### What you are asked to do
Give every line back verbatim, dropping all images.
** BEGIN Supplied information **
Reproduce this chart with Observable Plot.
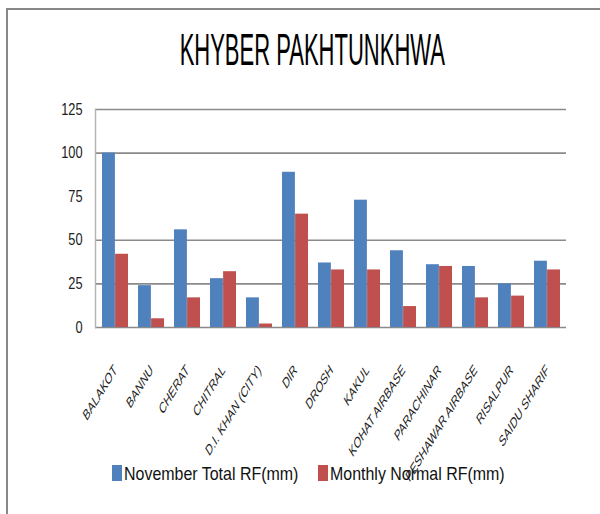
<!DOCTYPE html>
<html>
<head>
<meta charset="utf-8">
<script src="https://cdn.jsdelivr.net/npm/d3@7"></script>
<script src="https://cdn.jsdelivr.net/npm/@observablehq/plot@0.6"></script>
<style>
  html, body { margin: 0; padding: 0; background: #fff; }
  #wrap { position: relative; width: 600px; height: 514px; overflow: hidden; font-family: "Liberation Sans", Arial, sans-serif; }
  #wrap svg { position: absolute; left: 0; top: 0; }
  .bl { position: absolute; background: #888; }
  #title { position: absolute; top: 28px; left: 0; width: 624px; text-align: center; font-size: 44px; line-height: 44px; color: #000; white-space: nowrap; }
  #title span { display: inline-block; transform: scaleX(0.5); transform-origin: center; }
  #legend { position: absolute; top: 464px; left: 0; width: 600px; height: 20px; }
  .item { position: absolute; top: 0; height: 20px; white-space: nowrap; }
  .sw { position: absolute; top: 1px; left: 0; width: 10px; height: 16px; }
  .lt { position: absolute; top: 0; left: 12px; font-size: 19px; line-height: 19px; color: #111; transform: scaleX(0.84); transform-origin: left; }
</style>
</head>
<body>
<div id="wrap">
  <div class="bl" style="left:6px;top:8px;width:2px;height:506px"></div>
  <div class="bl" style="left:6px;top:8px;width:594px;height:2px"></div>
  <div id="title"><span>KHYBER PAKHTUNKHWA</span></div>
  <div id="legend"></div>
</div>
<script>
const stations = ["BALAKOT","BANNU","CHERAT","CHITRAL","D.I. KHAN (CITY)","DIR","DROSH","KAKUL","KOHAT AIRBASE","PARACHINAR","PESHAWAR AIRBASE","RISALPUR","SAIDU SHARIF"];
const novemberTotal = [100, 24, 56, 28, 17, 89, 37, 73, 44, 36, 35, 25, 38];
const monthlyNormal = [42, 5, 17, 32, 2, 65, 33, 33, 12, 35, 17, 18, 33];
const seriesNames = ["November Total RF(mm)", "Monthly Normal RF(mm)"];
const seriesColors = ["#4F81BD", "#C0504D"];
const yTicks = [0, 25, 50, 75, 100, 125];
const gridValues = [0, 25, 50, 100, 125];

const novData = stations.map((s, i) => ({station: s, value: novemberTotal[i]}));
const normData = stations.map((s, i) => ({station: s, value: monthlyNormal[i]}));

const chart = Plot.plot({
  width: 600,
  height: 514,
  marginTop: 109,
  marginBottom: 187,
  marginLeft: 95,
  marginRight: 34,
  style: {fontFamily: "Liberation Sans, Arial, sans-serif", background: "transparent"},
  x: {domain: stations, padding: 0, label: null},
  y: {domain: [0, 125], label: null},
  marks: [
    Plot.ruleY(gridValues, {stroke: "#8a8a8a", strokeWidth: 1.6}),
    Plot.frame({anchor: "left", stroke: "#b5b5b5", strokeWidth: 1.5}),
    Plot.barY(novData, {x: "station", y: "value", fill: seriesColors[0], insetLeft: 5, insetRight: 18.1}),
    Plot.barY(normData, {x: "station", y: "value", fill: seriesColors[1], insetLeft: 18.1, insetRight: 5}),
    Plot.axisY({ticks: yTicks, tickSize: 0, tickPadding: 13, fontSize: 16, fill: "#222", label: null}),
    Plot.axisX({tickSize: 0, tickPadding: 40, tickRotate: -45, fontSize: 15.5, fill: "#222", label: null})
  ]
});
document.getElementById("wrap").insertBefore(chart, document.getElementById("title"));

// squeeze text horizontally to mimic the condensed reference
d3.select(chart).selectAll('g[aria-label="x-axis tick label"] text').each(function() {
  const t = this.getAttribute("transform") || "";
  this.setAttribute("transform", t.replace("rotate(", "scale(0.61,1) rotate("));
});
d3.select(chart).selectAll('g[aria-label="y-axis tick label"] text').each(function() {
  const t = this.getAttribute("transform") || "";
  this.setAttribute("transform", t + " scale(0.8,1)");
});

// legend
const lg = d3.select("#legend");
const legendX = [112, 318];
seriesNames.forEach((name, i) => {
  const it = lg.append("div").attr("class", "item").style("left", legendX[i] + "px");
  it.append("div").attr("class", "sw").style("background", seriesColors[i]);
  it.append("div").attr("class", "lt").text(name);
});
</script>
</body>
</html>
** END Supplied information **
### In response
Reproduce this chart with Observable Plot.
<!DOCTYPE html>
<html>
<head>
<meta charset="utf-8">
<script src="https://cdn.jsdelivr.net/npm/d3@7"></script>
<script src="https://cdn.jsdelivr.net/npm/@observablehq/plot@0.6"></script>
<style>
  html, body { margin: 0; padding: 0; background: #fff; }
  #wrap { position: relative; width: 600px; height: 514px; overflow: hidden; font-family: "Liberation Sans", Arial, sans-serif; }
  #wrap svg { position: absolute; left: 0; top: 0; }
  .bl { position: absolute; background: #888; }
  #title { position: absolute; top: 28px; left: 0; width: 624px; text-align: center; font-size: 44px; line-height: 44px; color: #000; white-space: nowrap; }
  #title span { display: inline-block; transform: scaleX(0.5); transform-origin: center; }
  #legend { position: absolute; top: 464px; left: 0; width: 600px; height: 20px; }
  .item { position: absolute; top: 0; height: 20px; white-space: nowrap; }
  .sw { position: absolute; top: 1px; left: 0; width: 10px; height: 16px; }
  .lt { position: absolute; top: 0; left: 12px; font-size: 19px; line-height: 19px; color: #111; transform: scaleX(0.84); transform-origin: left; }
</style>
</head>
<body>
<div id="wrap">
  <div class="bl" style="left:6px;top:8px;width:2px;height:506px"></div>
  <div class="bl" style="left:6px;top:8px;width:594px;height:2px"></div>
  <div id="title"><span>KHYBER PAKHTUNKHWA</span></div>
  <div id="legend"></div>
</div>
<script>
const stations = ["BALAKOT","BANNU","CHERAT","CHITRAL","D.I. KHAN (CITY)","DIR","DROSH","KAKUL","KOHAT AIRBASE","PARACHINAR","PESHAWAR AIRBASE","RISALPUR","SAIDU SHARIF"];
const novemberTotal = [100, 24, 56, 28, 17, 89, 37, 73, 44, 36, 35, 25, 38];
const monthlyNormal = [42, 5, 17, 32, 2, 65, 33, 33, 12, 35, 17, 18, 33];
const seriesNames = ["November Total RF(mm)", "Monthly Normal RF(mm)"];
const seriesColors = ["#4F81BD", "#C0504D"];
const yTicks = [0, 25, 50, 75, 100, 125];
const gridValues = [0, 25, 50, 100, 125];

const novData = stations.map((s, i) => ({station: s, value: novemberTotal[i]}));
const normData = stations.map((s, i) => ({station: s, value: monthlyNormal[i]}));

const chart = Plot.plot({
  width: 600,
  height: 514,
  marginTop: 109,
  marginBottom: 187,
  marginLeft: 95,
  marginRight: 34,
  style: {fontFamily: "Liberation Sans, Arial, sans-serif", background: "transparent"},
  x: {domain: stations, padding: 0, label: null},
  y: {domain: [0, 125], label: null},
  marks: [
    Plot.ruleY(gridValues, {stroke: "#8a8a8a", strokeWidth: 1.6}),
    Plot.frame({anchor: "left", stroke: "#b5b5b5", strokeWidth: 1.5}),
    Plot.barY(novData, {x: "station", y: "value", fill: seriesColors[0], insetLeft: 5, insetRight: 18.1}),
    Plot.barY(normData, {x: "station", y: "value", fill: seriesColors[1], insetLeft: 18.1, insetRight: 5}),
    Plot.axisY({ticks: yTicks, tickSize: 0, tickPadding: 13, fontSize: 16, fill: "#222", label: null}),
    Plot.axisX({tickSize: 0, tickPadding: 40, tickRotate: -45, fontSize: 15.5, fill: "#222", label: null})
  ]
});
document.getElementById("wrap").insertBefore(chart, document.getElementById("title"));

// squeeze text horizontally to mimic the condensed reference
d3.select(chart).selectAll('g[aria-label="x-axis tick label"] text').each(function() {
  const t = this.getAttribute("transform") || "";
  this.setAttribute("transform", t.replace("rotate(", "scale(0.61,1) rotate("));
});
d3.select(chart).selectAll('g[aria-label="y-axis tick label"] text').each(function() {
  const t = this.getAttribute("transform") || "";
  this.setAttribute("transform", t + " scale(0.8,1)");
});

// legend
const lg = d3.select("#legend");
const legendX = [112, 318];
seriesNames.forEach((name, i) => {
  const it = lg.append("div").attr("class", "item").style("left", legendX[i] + "px");
  it.append("div").attr("class", "sw").style("background", seriesColors[i]);
  it.append("div").attr("class", "lt").text(name);
});
</script>
</body>
</html>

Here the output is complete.